[Records with drawing code]

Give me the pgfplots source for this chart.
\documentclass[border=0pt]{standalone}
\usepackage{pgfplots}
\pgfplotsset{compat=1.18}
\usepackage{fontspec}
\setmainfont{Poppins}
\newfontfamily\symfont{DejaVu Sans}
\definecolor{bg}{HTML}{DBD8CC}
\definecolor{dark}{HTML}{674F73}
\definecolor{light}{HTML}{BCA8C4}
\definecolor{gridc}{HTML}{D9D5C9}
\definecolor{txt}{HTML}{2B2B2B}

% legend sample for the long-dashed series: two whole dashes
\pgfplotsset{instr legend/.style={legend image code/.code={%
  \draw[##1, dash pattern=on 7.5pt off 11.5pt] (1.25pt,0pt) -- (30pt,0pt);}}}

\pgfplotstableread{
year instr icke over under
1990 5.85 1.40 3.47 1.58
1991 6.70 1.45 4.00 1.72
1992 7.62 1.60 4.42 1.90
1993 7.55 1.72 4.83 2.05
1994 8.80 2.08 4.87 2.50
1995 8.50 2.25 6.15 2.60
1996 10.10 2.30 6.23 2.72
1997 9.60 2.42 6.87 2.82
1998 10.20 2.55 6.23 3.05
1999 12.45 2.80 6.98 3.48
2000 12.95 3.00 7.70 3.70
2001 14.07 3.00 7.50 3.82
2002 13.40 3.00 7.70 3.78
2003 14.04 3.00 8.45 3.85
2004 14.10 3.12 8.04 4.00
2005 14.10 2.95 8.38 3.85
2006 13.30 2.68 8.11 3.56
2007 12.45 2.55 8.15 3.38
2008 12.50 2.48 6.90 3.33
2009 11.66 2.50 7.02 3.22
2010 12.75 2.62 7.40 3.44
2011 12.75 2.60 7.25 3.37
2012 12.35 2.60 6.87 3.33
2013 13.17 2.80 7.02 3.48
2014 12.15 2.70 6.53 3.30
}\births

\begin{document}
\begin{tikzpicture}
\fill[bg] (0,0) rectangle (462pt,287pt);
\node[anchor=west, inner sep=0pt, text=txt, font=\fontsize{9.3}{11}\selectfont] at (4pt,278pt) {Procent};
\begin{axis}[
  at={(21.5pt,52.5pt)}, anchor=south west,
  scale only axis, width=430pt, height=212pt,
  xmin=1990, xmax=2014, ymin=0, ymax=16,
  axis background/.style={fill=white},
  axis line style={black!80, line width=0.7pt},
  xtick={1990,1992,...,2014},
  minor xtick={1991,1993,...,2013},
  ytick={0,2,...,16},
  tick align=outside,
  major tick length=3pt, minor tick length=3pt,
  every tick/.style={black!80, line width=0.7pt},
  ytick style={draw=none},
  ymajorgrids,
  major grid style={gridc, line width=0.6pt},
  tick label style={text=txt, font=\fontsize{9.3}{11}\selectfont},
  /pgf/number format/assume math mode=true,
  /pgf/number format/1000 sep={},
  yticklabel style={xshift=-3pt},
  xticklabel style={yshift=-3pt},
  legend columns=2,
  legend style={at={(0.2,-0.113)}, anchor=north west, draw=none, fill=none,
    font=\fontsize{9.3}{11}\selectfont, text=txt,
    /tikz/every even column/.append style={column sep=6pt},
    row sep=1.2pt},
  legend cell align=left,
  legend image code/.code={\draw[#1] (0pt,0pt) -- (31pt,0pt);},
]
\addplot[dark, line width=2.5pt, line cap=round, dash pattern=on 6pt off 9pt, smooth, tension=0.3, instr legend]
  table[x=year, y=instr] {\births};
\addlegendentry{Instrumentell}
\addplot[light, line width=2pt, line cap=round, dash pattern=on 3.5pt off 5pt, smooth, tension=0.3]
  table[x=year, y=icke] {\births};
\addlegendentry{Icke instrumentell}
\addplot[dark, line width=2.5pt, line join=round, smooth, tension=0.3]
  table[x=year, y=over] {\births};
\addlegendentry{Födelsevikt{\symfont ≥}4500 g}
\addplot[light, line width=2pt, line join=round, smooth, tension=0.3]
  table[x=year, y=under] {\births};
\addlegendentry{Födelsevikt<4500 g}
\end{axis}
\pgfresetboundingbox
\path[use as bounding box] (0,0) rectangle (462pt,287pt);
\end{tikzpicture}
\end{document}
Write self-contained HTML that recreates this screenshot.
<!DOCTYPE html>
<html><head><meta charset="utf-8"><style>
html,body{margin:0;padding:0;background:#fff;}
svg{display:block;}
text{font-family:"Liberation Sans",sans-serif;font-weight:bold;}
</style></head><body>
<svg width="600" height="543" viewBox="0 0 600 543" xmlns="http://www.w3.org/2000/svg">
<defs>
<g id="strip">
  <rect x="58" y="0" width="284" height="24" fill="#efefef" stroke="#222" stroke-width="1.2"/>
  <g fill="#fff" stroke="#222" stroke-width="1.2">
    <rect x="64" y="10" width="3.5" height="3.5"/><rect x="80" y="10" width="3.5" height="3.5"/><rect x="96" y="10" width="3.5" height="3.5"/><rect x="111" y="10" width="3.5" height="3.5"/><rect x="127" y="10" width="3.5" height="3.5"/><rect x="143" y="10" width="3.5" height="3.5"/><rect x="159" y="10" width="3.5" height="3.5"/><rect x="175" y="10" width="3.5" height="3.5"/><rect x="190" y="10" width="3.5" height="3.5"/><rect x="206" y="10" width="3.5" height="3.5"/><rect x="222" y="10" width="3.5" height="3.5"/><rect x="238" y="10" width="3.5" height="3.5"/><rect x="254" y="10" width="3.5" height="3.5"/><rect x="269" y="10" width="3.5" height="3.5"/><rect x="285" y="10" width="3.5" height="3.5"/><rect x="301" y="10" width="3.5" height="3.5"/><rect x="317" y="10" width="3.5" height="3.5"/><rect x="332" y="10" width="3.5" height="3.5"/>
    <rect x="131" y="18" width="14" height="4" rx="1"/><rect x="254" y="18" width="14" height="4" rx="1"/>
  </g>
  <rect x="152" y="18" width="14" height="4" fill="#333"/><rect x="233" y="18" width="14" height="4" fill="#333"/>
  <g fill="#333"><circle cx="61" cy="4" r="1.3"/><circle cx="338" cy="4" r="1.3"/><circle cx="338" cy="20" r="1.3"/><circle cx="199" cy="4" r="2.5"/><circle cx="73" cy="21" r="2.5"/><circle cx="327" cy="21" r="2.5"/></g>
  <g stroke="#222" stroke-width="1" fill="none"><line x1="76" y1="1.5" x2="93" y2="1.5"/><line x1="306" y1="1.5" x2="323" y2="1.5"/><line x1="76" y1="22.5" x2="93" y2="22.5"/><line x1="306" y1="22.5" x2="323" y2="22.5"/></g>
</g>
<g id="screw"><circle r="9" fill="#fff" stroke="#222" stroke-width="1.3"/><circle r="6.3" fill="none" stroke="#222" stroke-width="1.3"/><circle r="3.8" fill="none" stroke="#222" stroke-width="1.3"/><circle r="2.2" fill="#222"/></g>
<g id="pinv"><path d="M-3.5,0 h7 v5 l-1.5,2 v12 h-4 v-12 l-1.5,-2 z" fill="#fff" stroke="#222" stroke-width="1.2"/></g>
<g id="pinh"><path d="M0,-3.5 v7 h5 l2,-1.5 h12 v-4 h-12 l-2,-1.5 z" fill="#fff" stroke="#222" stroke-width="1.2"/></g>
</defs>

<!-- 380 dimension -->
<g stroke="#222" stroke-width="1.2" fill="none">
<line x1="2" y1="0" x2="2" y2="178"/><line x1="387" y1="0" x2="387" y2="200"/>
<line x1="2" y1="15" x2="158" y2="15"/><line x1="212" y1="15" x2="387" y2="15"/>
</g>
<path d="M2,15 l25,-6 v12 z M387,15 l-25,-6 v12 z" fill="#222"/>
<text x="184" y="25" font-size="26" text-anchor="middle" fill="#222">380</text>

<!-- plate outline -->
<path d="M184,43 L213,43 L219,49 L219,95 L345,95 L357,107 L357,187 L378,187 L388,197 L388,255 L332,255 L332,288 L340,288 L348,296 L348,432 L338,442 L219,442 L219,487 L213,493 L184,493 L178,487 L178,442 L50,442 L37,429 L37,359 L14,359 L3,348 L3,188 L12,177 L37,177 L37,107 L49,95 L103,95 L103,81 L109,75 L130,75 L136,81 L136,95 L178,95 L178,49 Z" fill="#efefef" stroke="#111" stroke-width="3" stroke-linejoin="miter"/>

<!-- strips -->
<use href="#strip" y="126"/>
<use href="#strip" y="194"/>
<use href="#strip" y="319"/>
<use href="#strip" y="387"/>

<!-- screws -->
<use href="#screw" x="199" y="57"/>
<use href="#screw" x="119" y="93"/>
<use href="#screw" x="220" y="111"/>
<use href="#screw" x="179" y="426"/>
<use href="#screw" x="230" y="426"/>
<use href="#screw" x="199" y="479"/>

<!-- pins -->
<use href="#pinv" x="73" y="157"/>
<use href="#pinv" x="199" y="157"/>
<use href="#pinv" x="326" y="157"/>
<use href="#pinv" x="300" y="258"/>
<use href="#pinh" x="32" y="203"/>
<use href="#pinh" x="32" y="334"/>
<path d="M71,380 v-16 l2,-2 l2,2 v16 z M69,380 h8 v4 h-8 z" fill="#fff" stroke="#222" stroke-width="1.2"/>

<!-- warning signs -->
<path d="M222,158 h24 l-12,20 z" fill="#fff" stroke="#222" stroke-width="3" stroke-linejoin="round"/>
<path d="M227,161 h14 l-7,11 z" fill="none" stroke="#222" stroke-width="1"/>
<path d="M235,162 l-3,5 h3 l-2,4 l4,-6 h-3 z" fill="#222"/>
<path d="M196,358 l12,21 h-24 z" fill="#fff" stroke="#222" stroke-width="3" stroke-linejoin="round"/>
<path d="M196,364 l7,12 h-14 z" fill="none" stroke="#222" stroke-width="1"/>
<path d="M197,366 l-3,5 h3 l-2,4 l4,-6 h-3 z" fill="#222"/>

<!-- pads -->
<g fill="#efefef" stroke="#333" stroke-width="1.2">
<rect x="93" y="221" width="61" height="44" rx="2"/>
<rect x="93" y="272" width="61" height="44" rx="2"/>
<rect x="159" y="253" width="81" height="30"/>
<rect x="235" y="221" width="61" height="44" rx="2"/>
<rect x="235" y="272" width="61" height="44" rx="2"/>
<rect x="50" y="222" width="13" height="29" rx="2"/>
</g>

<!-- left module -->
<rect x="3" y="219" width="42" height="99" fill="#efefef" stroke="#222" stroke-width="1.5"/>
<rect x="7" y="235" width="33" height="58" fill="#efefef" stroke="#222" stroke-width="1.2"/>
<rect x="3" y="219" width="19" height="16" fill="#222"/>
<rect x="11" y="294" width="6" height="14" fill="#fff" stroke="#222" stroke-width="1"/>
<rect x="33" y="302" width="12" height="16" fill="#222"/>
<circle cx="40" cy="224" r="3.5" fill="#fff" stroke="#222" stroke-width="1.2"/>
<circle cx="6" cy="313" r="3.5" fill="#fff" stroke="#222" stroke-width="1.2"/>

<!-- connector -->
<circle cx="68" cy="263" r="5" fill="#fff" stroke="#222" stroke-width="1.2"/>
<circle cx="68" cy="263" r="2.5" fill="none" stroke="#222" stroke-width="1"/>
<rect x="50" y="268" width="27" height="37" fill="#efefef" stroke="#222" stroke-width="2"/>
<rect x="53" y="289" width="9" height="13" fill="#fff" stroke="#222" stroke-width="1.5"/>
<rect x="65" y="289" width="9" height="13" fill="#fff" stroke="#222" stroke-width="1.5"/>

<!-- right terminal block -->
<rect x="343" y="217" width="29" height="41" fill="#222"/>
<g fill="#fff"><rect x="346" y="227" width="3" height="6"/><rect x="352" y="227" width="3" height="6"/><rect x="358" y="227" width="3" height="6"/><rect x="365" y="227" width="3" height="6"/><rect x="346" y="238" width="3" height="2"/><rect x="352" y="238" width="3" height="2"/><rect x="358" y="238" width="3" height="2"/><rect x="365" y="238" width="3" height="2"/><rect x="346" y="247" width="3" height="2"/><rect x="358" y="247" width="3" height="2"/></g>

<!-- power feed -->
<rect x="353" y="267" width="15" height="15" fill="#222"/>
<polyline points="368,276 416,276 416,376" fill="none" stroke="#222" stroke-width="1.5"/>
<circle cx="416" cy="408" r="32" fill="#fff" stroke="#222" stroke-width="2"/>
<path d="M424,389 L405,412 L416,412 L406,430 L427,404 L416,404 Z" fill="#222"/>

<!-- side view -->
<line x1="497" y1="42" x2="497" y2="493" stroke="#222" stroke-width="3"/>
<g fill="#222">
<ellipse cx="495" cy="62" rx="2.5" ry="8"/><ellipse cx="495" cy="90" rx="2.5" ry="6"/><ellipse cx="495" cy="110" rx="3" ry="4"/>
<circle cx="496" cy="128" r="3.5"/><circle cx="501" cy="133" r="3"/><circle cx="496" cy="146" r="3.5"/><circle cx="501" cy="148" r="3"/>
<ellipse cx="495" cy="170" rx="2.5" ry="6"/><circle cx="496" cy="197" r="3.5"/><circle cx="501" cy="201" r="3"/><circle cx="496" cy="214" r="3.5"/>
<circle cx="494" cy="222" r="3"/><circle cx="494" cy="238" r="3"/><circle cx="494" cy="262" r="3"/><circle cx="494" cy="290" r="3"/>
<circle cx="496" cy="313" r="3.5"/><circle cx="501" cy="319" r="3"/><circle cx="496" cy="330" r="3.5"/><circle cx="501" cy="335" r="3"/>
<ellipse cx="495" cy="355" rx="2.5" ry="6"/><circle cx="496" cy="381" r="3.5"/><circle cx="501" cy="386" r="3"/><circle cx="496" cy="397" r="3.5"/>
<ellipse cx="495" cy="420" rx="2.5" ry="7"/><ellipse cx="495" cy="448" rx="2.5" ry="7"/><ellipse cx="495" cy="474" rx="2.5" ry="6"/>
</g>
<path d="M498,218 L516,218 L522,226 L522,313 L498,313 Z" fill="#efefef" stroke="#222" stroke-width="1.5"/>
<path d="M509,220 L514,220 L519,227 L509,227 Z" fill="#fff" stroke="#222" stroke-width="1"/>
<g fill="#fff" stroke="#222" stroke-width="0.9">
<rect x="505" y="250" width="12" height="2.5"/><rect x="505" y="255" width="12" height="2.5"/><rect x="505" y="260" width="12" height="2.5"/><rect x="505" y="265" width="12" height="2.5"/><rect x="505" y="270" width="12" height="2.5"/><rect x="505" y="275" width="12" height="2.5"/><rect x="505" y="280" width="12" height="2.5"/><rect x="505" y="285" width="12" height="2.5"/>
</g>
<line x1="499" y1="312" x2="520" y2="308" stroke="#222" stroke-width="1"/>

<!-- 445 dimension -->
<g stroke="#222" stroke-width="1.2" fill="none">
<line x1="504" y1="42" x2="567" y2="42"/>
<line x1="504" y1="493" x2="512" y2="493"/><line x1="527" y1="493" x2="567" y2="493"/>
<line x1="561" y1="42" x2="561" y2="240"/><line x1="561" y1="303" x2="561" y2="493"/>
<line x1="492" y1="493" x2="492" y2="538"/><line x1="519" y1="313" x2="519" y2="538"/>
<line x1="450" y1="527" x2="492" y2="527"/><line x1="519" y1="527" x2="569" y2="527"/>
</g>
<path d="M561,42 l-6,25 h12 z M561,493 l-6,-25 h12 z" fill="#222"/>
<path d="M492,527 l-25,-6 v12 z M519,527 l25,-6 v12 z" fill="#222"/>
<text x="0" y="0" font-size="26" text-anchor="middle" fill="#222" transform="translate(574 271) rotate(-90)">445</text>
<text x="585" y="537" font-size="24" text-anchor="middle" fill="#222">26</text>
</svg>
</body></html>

JOB
Copy each line of the records above that carries the word "this".

EXPECTED ANSWER
Give me the pgfplots source for this chart.
Write self-contained HTML that recreates this screenshot.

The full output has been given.